The chances of Yuh-Line Niou challenging unofficial 10th Congressional District Democratic nominee Dan Goldman in November grew far stronger Monday as U.S. Rep. Mondaire Jones declined the Working Families Party (WFP) line for the general election, clearing the way for the Manhattan assembly member to run on the progressive party line.
Niou placed second in last Tuesday’s Democratic primary behind Goldman, separated by just 1,300 – Niou got nearly 24 percent to Goldman’s 25 – according to unofficial results from the city Board of Elections (BOE). While there are still several thousand absentee ballots to be counted, The Associated Press called the election in Goldman’s favor early last Wednesday morning, with the assumption the outstanding mail-in ballots will mostly go his way in the lower Manhattan and northwest Brooklyn district.
Goldman is a former federal prosecutor who gained national prominence as lead counsel in former President Donald Trump’s first impeachment and as an MSNBC analyst. He’s also a wealthy heir to the Levi Strauss and Co. fortune, coming under criticism for pouring millions of dollars of his own money into the race.
New York WFP Director Sochie Nnaemeka put out a statement acknowledging Jones – who had the WFP line in the general election after petition signatures from his upstate District 17 were transferred to CD10 – had filed paperwork Monday to officially decline the line.
“This afternoon the Working Families Party and Mondaire Jones filed paperwork to remove Mondaire from the party’s ballot line in NY-10,” Nnaemeka said. “Mondaire has been a powerful voice for working people in Congress.
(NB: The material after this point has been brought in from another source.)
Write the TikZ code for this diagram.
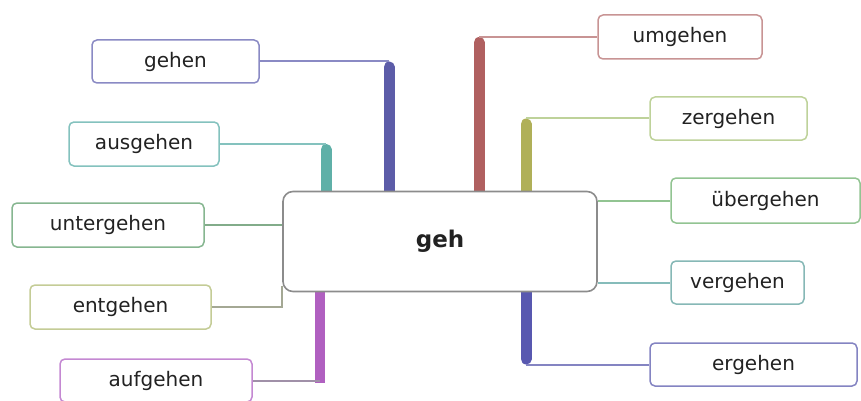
\documentclass[tikz,border=0pt]{standalone}
\usepackage{fontspec}
\setmainfont{DejaVu Sans}
\usetikzlibrary{calc}
\definecolor{cGehen}{HTML}{5C5CA8}
\definecolor{bGehen}{HTML}{8A8AC4}
\definecolor{cAus}{HTML}{5FB0A8}
\definecolor{bAus}{HTML}{84C2BE}
\definecolor{cUnter}{HTML}{82AC8A}
\definecolor{bUnter}{HTML}{86B690}
\definecolor{cEnt}{HTML}{A4A894}
\definecolor{bEnt}{HTML}{C4CC96}
\definecolor{cAuf}{HTML}{B060C0}
\definecolor{bAuf}{HTML}{C488D2}
\definecolor{lAuf}{HTML}{A090A8}
\definecolor{cUm}{HTML}{B06060}
\definecolor{bUm}{HTML}{C89494}
\definecolor{cZer}{HTML}{B0B058}
\definecolor{bZer}{HTML}{BED29A}
\definecolor{cUeber}{HTML}{92C492}
\definecolor{bUeber}{HTML}{92C492}
\definecolor{cVer}{HTML}{86BCBA}
\definecolor{bVer}{HTML}{86B8B6}
\definecolor{cEr}{HTML}{5858B0}
\definecolor{bEr}{HTML}{8484C2}
\definecolor{txt}{HTML}{222222}
\pgfdeclarelayer{back}
\pgfsetlayers{back,main}
\tikzset{
  leaf/.style={draw=#1, line width=1.5pt, fill=white, rounded corners=5pt,
    inner sep=0pt, text=txt, font=\fontsize{20}{24}\selectfont},
  hub/.style={draw=black!45, line width=1.6pt, fill=white, rounded corners=10pt,
    inner sep=0pt, text=txt, font=\fontsize{23}{27}\selectfont\bfseries},
  bar/.style={draw=#1, line width=11pt, line cap=round},
  flatbar/.style={draw=#1, line width=10pt, line cap=butt},
  thin/.style={draw=#1, line width=2pt},
}
\begin{document}
\begin{tikzpicture}[x=1pt,y=-1pt]
\useasboundingbox (0,0) rectangle (861,401);
\node[hub, minimum width=314pt, minimum height=100pt] (c) at (440,241.5) {geh};
\node[leaf=bGehen, minimum width=167pt, minimum height=43pt] (gehen) at (175.5,61.5) {gehen};
\node[leaf=bAus, minimum width=150pt, minimum height=44pt] (aus) at (144,144) {ausgehen};
\node[leaf=bUnter, minimum width=192pt, minimum height=44pt] (unter) at (108,225) {untergehen};
\node[leaf=bEnt, minimum width=181pt, minimum height=44pt] (ent) at (120.5,307) {entgehen};
\node[leaf=bAuf, minimum width=192pt, minimum height=43pt] (auf) at (156,380.5) {aufgehen};
\node[leaf=bUm, minimum width=164pt, minimum height=44pt] (um) at (680,37) {umgehen};
\node[leaf=bZer, minimum width=157pt, minimum height=43pt] (zer) at (728.5,118.5) {zergehen};
\node[leaf=bUeber, minimum width=189pt, minimum height=45pt] (ueber) at (765.5,200.5) {übergehen};
\node[leaf=bVer, minimum width=133pt, minimum height=43pt] (ver) at (737.5,282.5) {vergehen};
\node[leaf=bEr, minimum width=207pt, minimum height=43pt] (er) at (753.5,364.5) {ergehen};
% bar positions
\coordinate (xG) at (389,0);
\coordinate (xA) at (326,0);
\coordinate (xF) at (320,0);
\coordinate (xU) at (479,0);
\coordinate (xZ) at (526,0);
\coordinate (xE) at (526,0);
\coordinate (xL) at (282,0);
\begin{pgfonlayer}{back}
  % gehen
  \draw[bar=cGehen] (c.north -| xG) -- ([yshift=-5.5pt]xG |- gehen.east);
  \draw[thin=bGehen] (gehen.east) -- (xG |- gehen.east);
  % ausgehen
  \draw[bar=cAus] (c.north -| xA) -- ([yshift=-5.5pt]xA |- aus.east);
  \draw[thin=bAus] (aus.east) -- (xA |- aus.east);
  % untergehen
  \draw[thin=cUnter] (unter.east) -- (c.west |- unter.east);
  % entgehen
  \draw[thin=cEnt] (ent.east) -- (xL |- ent.east) -- ([yshift=6pt]xL |- c.south);
  % aufgehen
  \draw[flatbar=cAuf] (c.south -| xF) -- ([yshift=-2pt]xF |- auf.east);
  \draw[thin=lAuf] (auf.east) -- (xF |- auf.east);
  % umgehen
  \draw[bar=cUm] (c.north -| xU) -- ([yshift=-5.5pt]xU |- um.west);
  \draw[thin=bUm] (um.west) -- (xU |- um.west);
  % zergehen
  \draw[bar=cZer] (c.north -| xZ) -- ([yshift=-5.5pt]xZ |- zer.west);
  \draw[thin=bZer] (zer.west) -- (xZ |- zer.west);
  % uebergehen
  \draw[thin=cUeber] (ueber.west) -- (c.east |- ueber.west);
  % vergehen
  \draw[thin=cVer] (ver.west) -- (c.east |- ver.west);
  % ergehen
  \draw[bar=cEr] (c.south -| xE) -- ([yshift=5.5pt]xE |- er.west);
  \draw[thin=bEr] (er.west) -- (xE |- er.west);
\end{pgfonlayer}
\end{tikzpicture}
\end{document}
He will always be part of the WFP family and we look forward to seeing what he does next.”
Chatter about Niou possibly challenging Goldman on the progressive WFP line started to bubble up just hours after the election was called for Goldman, saying the majority of voters supported self described progressive candidates – including Niou, Jones and Manhattan City Council Member Carlina Rivera – in the primary. The implication being that if Niou – or another progressive candidate – were to challenge Goldman in a two-person race, they’d win.
Following PoliticsNY’s reporting on the idea of Niou running on the WFP last week, The Washington Post reported the assembly member is strongly considering a third-party challenge to Goldman.
“I’m currently speaking with WFP and my community about how we can best represent the needs of this district,” Niou said told The Washington Post. “Because what we can do together is too important to give up this fight, we must count every vote. I’m so grateful for the outpouring of support and all of the people who showed up and turned out. Our people need and deserve a voice.”
New York WFP spokesperson Ravi Mangla told PoliticsNY that while Jones was removed from the line, no decision had been made about who they’re choosing for the general – a decision the party must make by Sept. 6.
“We haven’t made any decisions yet on the line for the general, just taken the procedural step of removing Mondaire from the line,” Mangla said.
Goldman’s campaign didn’t respond to a request for comment by post time.
Additionally, the Jim Owles Liberal Democratic Club – a prominent LGBTQ plus political club, which backed Rivera in the primary – put out a release encouraging Niou to take up the third party line to provide a “progressive alternative” to Goldman. Club president Allen Roskoff said “give progressive voters a choice,” in the release.
“In the as yet not final results, Dan Goldman, a moderate multi-millionaire, has 25.8% of the vote in a mid-summer contest in which only 3% of eligible voters cast ballots,” the release read. “The candidates to his left—Yuh-Line (23.7%), Mondaire Jones (18.2%), Carlina Rivera (17%), Jo Anne Simon (6.2%), and Elizabeth Holtzman (4.4%)—won a total of 69.5% of the vote. This clear progressive majority needs a progressive alternative in November. We hope Yuh-Line will provide that on the WFP line and that all of her progressive rivals will unite behind her.”